American forces have destroyed Eagle Base, the final C.I.A. outpost outside the Kabul airport, U.S. officials according to U.S officials in a controlled detonation
The intention to blow up the base was meant to ensure that any equipment or information left behind would not fall into the hands of the Taliban.
The famous Eagle Base first started early in the war at a former brick factory and had been used throughout the conflict. It however grew from a small outpost to a sprawling center that was used to train the counterterrorism forces of Afghanistan’s intelligence agencies.
Despite its long existence, many local Afghans knew little about the base. The compound was extremely secure and designed to be all but impossible to penetrate. Walls reaching 10 feet high surrounded the site, and a thick metal gate slid open and shut quickly to allow cars inside.
A former C.I.A. contractor said that leveling the base would have been no easy task. In addition to burning documents and crushing hard drives, sensitive equipment needed to be destroyed so it did not fall into the hands of the Taliban. Eagle Base, the former contractor said, was not like an embassy where documents could be quickly burned.
The base’s destruction had been planned and was not related to the huge explosion at the airport that killed an estimated 170 Afghans and 13 American service members. But the detonation, hours after the airport attack, alarmed many people in Kabul, who feared that it was another terrorist bombing.
Following severer attacks by ISIS-K, the official American mission in Afghanistan to evacuate U.S. citizens and Afghan allies is set to end next Tuesday. The Taliban have said that the evacuation effort must not be prolonged, and Biden administration officials say that continuing past that date would significantly increase the risks to both Afghans and U.S. troops.

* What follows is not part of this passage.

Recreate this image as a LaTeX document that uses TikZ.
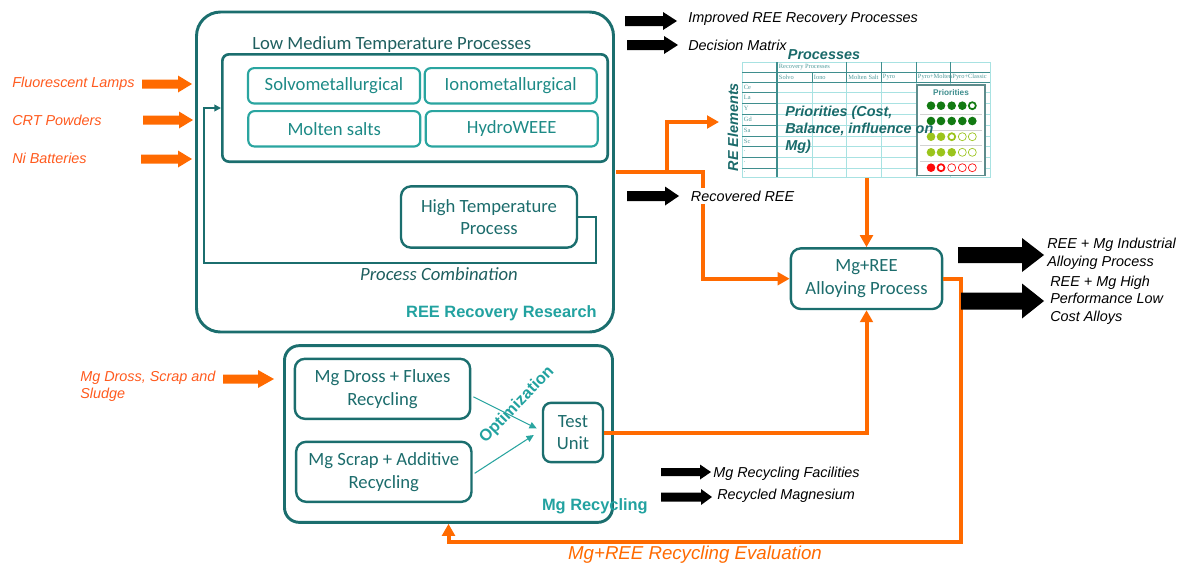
\documentclass[tikz,border=0pt]{standalone}
\usepackage{fontspec}
\setmainfont{Carlito}
\newfontfamily\arial{Liberation Sans}
\newfontfamily\tnr{Liberation Serif}
\usetikzlibrary{arrows.meta,calc}

\definecolor{tealdark}{HTML}{1B6E6E}
\definecolor{teallight}{HTML}{2AA5A0}
\definecolor{tealtext}{HTML}{1D8A86}
\definecolor{tealbold}{HTML}{22A2A0}
\definecolor{tealgray}{HTML}{1F5F5F}
\definecolor{boxtext}{HTML}{1C6C6C}
\definecolor{orangeline}{HTML}{FF6A00}
\definecolor{orangetext}{HTML}{FF5A1E}
\definecolor{gridlt}{HTML}{A8E2E2}
\definecolor{griddk}{HTML}{3F8E8E}
\definecolor{gridtext}{HTML}{4F9A9A}
\definecolor{prioborder}{HTML}{5E8C8C}
\definecolor{priotext}{HTML}{1A6A6A}
\definecolor{dkgreen}{HTML}{127A12}
\definecolor{lime}{HTML}{9BC41C}
\definecolor{redc}{HTML}{FF0A0A}

\newcommand{\blkarrow}[7]{%
  \fill[#1] (#2,#4-#5) -- (#3-#7,#4-#5) -- (#3-#7,#4-#6) -- (#3,#4)
    -- (#3-#7,#4+#6) -- (#3-#7,#4+#5) -- (#2,#4+#5) -- cycle;}
\newcommand{\fdot}[3]{\fill[#3] (#1,#2) circle[radius=4.3];}
\newcommand{\tring}[3]{\draw[#3, line width=1.3pt, fill=white] (#1,#2) circle[radius=3.5];}
\newcommand{\nring}[3]{\draw[#3, line width=0.5pt, fill=white] (#1,#2) circle[radius=4];}

\begin{document}
\begin{tikzpicture}[x=0.75pt,y=-0.75pt,
  bigbox/.style={draw=tealdark, line width=2.2pt, inner sep=0pt},
  procbox/.style={draw=teallight, line width=1.6pt, rounded corners=4.5pt, text=tealtext,
    font=\fontsize{14}{17}\selectfont, inner sep=0pt, minimum width=129pt, minimum height=26.5pt},
  tbox/.style={draw=tealdark, line width=1.8pt, rounded corners=7.5pt, text=boxtext,
    font=\fontsize{14}{17}\selectfont, align=center, inner sep=0pt},
  lbl/.style={font=\arial\itshape\fontsize{10.8}{13.5}\selectfont, align=left, inner sep=0pt},
  inlbl/.style={lbl, text=orangetext},
  boldlbl/.style={font=\arial\bfseries\fontsize{12.3}{14}\selectfont, text=tealbold, inner sep=0pt},
  oarrow/.style={draw=orangeline, line width=3pt, -{Triangle[width=9.5pt,length=9pt]}},
  tconn/.style={draw=tealdark, line width=1.4pt, -{Triangle[width=5pt,length=5pt]}},
  thinarr/.style={draw=teallight, line width=0.8pt, -{Triangle[width=5pt,length=5.5pt]}},
  gl/.style={draw=gridlt, line width=0.6pt},
  gd/.style={draw=griddk, line width=0.7pt},
  tinytxt/.style={font=\tnr\fontsize{4.8}{5}\selectfont, text=gridtext, inner sep=0.5pt, anchor=west},
  ttl/.style={font=\arial\bfseries\itshape\fontsize{10.8}{12.75}\selectfont, text=priotext, inner sep=0pt}
]
\useasboundingbox (0,0) rectangle (1187,568);

% ---------- REE Recovery Research ----------
\node[bigbox, rounded corners=18pt, minimum width=312.75pt, minimum height=240pt] (reebox) at (405,172) {};
\node[boldlbl, anchor=east] (reelbl) at (597,313) {REE Recovery Research};
\node[font=\fontsize{14}{17}\selectfont, text=tealgray, anchor=west, inner sep=0pt] (lmtlbl) at (252,45) {Low Medium Temperature Processes};
\node[draw=tealdark, line width=2pt, rounded corners=5pt, minimum width=289pt, minimum height=80.5pt, inner sep=0pt] (lmt) at (415,108) {};
\node[procbox] (solvo) at (334,85.8) {Solvometallurgical};
\node[procbox] (iono) at (510.7,85.8) {Ionometallurgical};
\node[procbox] (molten) at (334.3,128.8) {Molten salts};
\node[procbox] (hydro) at (511.7,128.8) {HydroWEEE};
\node[tbox, rounded corners=7.5pt, minimum width=132pt, minimum height=46pt] (htp) at (489,217) {High Temperature\\Process};
\draw[tconn] (htp.east) -| (596,263) -| (204,108) -- (lmt.west);
\node[font=\itshape\fontsize{14}{17}\selectfont, text=tealgray, inner sep=0pt] (pc) at (439,274) {Process Combination};

% ---------- inputs ----------
\node[inlbl, anchor=west] (fl) at (12,84) {Fluorescent Lamps};
\blkarrow{orangeline}{142}{192}{84}{4.5}{8.5}{14}
\node[inlbl, anchor=west] (crt) at (12,120) {CRT Powders};
\blkarrow{orangeline}{143}{193}{120}{4.5}{8.5}{14}
\node[inlbl, anchor=west] (nib) at (12,158) {Ni Batteries};
\blkarrow{orangeline}{141}{192}{159}{4.5}{8.5}{14}

% ---------- outputs top ----------
\blkarrow{black}{625}{677}{21}{5}{9}{14}
\node[lbl, anchor=west] (irp) at (688,19) {Improved REE Recovery Processes};
\blkarrow{black}{627}{678}{45}{5}{9}{14}
\node[lbl, anchor=west] (dm) at (688,45) {Decision Matrix};

% ---------- decision matrix table ----------
\draw[gl] (742,62) rectangle (990,177.3);
\foreach \y in {92.3,103,114,125,136,146.7,157.3,168.3} {
  \draw[gl] (777,\y) -- (990,\y);
  \draw[gd] (742,\y) -- (777,\y);
}
\foreach \x in {812,846.7,881,916,950.7} {\draw[gl] (\x,82.3) -- (\x,177.3);}
\foreach \x in {846.7,881,916,950.7} {\draw[gd] (\x,62) -- (\x,82.3);}
\draw[gd] (812,72.3) -- (812,82.3);
\draw[gd] (742,72.3) -- (990,72.3);
\draw[gd] (742,82.3) -- (990,82.3);
\draw[gd, line width=1.1pt] (777,62) -- (777,177.3);
\node[tinytxt] (hdr) at (778,67.3) {Recovery Processes};
\foreach \t/\x in {Solvo/778,Iono/813,Molten Salt/847.5,Pyro/882,Pyro+Molten/917,Pyro+Classic/951.5}
  {\node[tinytxt] at (\x,77.3) {\t};}
\foreach \t/\y in {Ce/87.3,La/97.7,Y/108.5,Gd/119.5,Sa/130.5,Sc/141.3,./151.5,./162.3,./172.3}
  {\node[tinytxt] at (743,\y) {\t};}

% priorities box
\draw[draw=prioborder, line width=0.8pt, fill=white] (917,85) rectangle (985,175.5);
\foreach \y in {114,130,145.7,161} {\draw[draw=gray!35, line width=0.5pt] (920,\y) -- (982,\y);}
\node[font=\arial\bfseries\fontsize{6.2}{7}\selectfont, text=griddk, inner sep=0pt] (priot) at (951,92.5) {Priorities};
\foreach \x in {931,941,951.7,962.3} {\fdot{\x}{105.7}{dkgreen}}
\tring{972.3}{105.7}{dkgreen}
\foreach \x in {931,941,951.7,962.3,972.3} {\fdot{\x}{121}{dkgreen}}
\foreach \x in {931,941} {\fdot{\x}{136.7}{lime}}
\tring{951.7}{136.7}{lime}
\foreach \x in {962.3,972.3} {\nring{\x}{136.7}{lime}}
\foreach \x in {931,941,951.7} {\fdot{\x}{152.3}{lime}}
\foreach \x in {962.3,972.3} {\nring{\x}{152.3}{lime}}
\fdot{931}{167.7}{redc}
\tring{941}{167.7}{redc}
\foreach \x in {951.7,962.3,972.3} {\nring{\x}{167.7}{redc}}

\node[ttl] (proc) at (824,55) {Processes};
\node[ttl, rotate=90] (reel) at (733,127) {RE Elements};
\node[ttl, align=left, anchor=west] (prio) at (785,130) {Priorities (Cost,\\Balance, influence on\\Mg)};

% ---------- alloying ----------
\node[tbox, minimum width=113.5pt, minimum height=45.5pt] (mgree) at (866.5,278.7) {Mg+REE\\Alloying Process};
\coordinate (tblin) at (719,122);
\coordinate (tblout) at (866.5,177.8);
\draw[oarrow] ($(reebox.east)+(1.5,0)$) -- (667,172) |- (tblin);
\draw[oarrow] ($(reebox.east)+(1.5,0)$) -- (703,172) |- (mgree.west);
\draw[oarrow] (tblout) -- (mgree.north);
\blkarrow{black}{627}{679}{196}{5}{9.5}{14}
\node[lbl, fill=white, inner sep=2pt, anchor=west] (rree) at (688,196) {Recovered REE};

% ---------- Mg recycling ----------
\node[bigbox, rounded corners=11pt, minimum width=246pt, minimum height=132.5pt] (mgbox) at (448.5,434) {};
\node[tbox, minimum width=131.5pt, minimum height=45pt] (dross) at (382.5,388.8) {Mg Dross + Fluxes\\Recycling};
\node[tbox, minimum width=131.5pt, minimum height=45pt] (scrap) at (383.8,471.8) {Mg Scrap + Additive\\Recycling};
\node[tbox, rounded corners=6pt, minimum width=45pt, minimum height=44.5pt] (test) at (573,432.5) {Test\\Unit};
\node[boldlbl, rotate=46] (opt) at (517,405) {Optimization};
\draw[thinarr] ($(dross.east)+(2,8)$) -- ($(test.west)+(-5,-4)$);
\draw[thinarr] ($(scrap.east)+(2,1.5)$) -- ($(test.west)+(-8,2.5)$);
\node[boldlbl, anchor=east] (mglbl) at (648,506) {Mg Recycling};

\node[inlbl, anchor=west, font=\arial\itshape\fontsize{10.8}{12.75}\selectfont] (mgin) at (80,386) {Mg Dross, Scrap and\\Sludge};
\blkarrow{orangeline}{223}{274}{379}{4.5}{9}{16}

\draw[oarrow] (test.east) -| (mgree.south);
\draw[oarrow] (mgree.east) -| (961,542) -| (mgbox.south);
\node[font=\arial\itshape\fontsize{14}{16}\selectfont, text=orangeline, inner sep=0pt] (eval) at (695,555) {Mg+REE Recycling Evaluation};

% ---------- outputs right ----------
\blkarrow{black}{958}{1044}{255}{8}{17}{22}
\node[lbl, anchor=west] (ind) at (1047,254) {REE + Mg Industrial\\Alloying Process};
\blkarrow{black}{961}{1044}{301}{8.5}{17.5}{22}
\node[lbl, anchor=west, font=\arial\itshape\fontsize{10.8}{13.1}\selectfont] (hp) at (1050,300) {REE + Mg High\\Performance Low\\Cost Alloys};

% ---------- outputs bottom ----------
\blkarrow{black}{661}{711}{472}{4}{7.5}{11}
\node[lbl, anchor=west] (mrf) at (713,474) {Mg Recycling Facilities};
\blkarrow{black}{661}{712}{497}{4.5}{8}{11}
\node[lbl, anchor=west] (rm) at (717,496) {Recycled Magnesium};
\end{tikzpicture}
\end{document}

After the deadly attack late last week, the U.S. military has announced its first reprisal strike in Afghanistan since an attack on the Kabul airport killed 13 U.S. service members and as many as 170 other people, as U.S. officials again warned Americans to leave the airport because of security threats.
According to Capt. Bill Urban, spokesman for the U.S. Central Command, “U.S. military forces conducted an over-the-horizon counterterrorism operation today against an ISIS-K planner.” In his speech, He was referring to the Islamic State Affiliate in Afghanistan also known as Islamic State Khorasan, which has claimed responsibility for the Thursday attack.
“The unmanned airstrike occurred in the Nangarhar Province of Afghanistan,” Captain Urban said. “Initial indications are that we killed the target. We know of no civilian casualties.”
The attack at the airport was one of the deadliest in the nearly two decades since the U.S.-led invasion. American officials believe that “another terror attack in Kabul is likely,” the White House press secretary, Jen Psaki, said on Friday. “The threat is ongoing, and it is active. Our troops are still in danger.”
The U.S. airstrike followed President Biden’s strong warning to the Taliban in a press address last week from the White House when he pledged to “hunt down” the terrorists who claimed credit for the bombing.
The American president said “To those who carried out this attack, as well as anyone who wishes America harm, know this: We will not forgive.”
Days after the U.S strikes, an assistant to the Taliban spokesman Zabihullah Mujahid said on Saturday in response to the U.S. airstrike: “We have heard the reports about the Nangarhar incident, but we are trying to find the type of the incident and the casualties. After an investigation, we will react to that.”
Two key U.S. allies, Britain and France said on Friday that they were winding down or had ended their evacuations at the airport, which crowds continue to try to reach as they seek to flee the Taliban. French officials blamed the “rapid disengagement of the American forces” for the lack of security.
Civilian evacuations on chartered planes had halted since the attack. Private security companies and aid groups have told Afghans to remain in safe houses and avoid the airport as they plan to shift to evacuations by chartered buses through land crossings over the border with Pakistan, according to several people involved in the effort.